Neymar retires after historic World Cup goal, but crypto stayed on the bench this time
The Brazilian star's four-tournament scoring streak and international farewell highlight how far the sports-crypto marriage has cooled since the NFT boom
Neymar scored a penalty against Norway on July 5, becoming only the second Brazilian player in history, after Pelé, to find the net in four different FIFA World Cup tournaments. Then he walked off the international stage for good.
The 34-year-old announced his retirement from international football following Brazil’s 2-1 round-of-16 loss, closing out a career that spanned four World Cups and produced nine tournament goals. It was the kind of moment that, just a few years ago, would have launched a thousand token presales. This time? Crickets from the official crypto world.

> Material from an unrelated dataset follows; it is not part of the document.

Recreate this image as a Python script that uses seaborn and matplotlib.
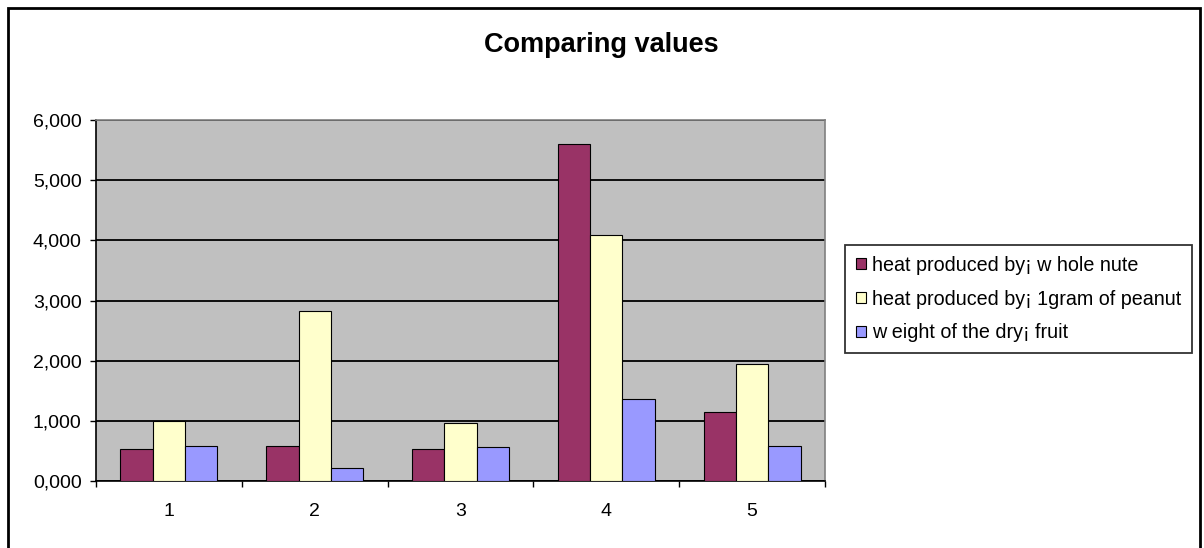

A career bookend worthy of its own highlight reel
Neymar’s World Cup journey started on home soil in 2014, continued through Russia in 2018, Qatar in 2022, and now the 2026 edition. Scoring in all four puts him in genuinely elite company, sharing a distinction with Pelé that no other Brazilian can claim.
Where are the tokens?
Rewind to early 2022 and the vibes were very different. Neymar dropped roughly $1.12 million on two Bored Ape Yacht Club NFTs, instantly becoming one of the highest-profile athletes in the Web3 space.
Fast forward to his historic World Cup moment, and the crypto tie-ins are conspicuously absent. No official Neymar-branded token. No commemorative NFT drop. No blockchain-powered fan engagement platform riding the wave of his retirement announcement.
The contrast is striking. During the 2022 Qatar World Cup, the intersection of football and crypto was everywhere. Crypto.com had stadium naming rights. Fan token platforms like Socios were running at full tilt. Binance was a FIFA sponsor.
What does exist in the Neymar crypto universe is a scattering of unofficial meme tokens on Solana and other chains, the kind of low-value, unverified projects that pop up whenever a celebrity trends on social media. None of them have any connection to Neymar himself.
The sports-crypto cooldown is real
In 2021 and early 2022, athlete-backed crypto ventures were practically a weekly occurrence. Tom Brady launched FTX partnerships. Steph Curry bought a Bored Ape. Entire leagues experimented with fan tokens that promised governance rights and exclusive access.
Then FTX collapsed. NFT floor prices cratered. Those Bored Apes Neymar bought for $1.12 million lost the vast majority of their value, a fate shared by most PFP collections from that era.
The meme token parasites that inevitably spawn around trending names remain a persistent feature of on-chain culture, particularly on Solana where deployment costs are negligible. But the gap between an unofficial token riding a hashtag and a legitimate, athlete-endorsed digital asset has never been wider.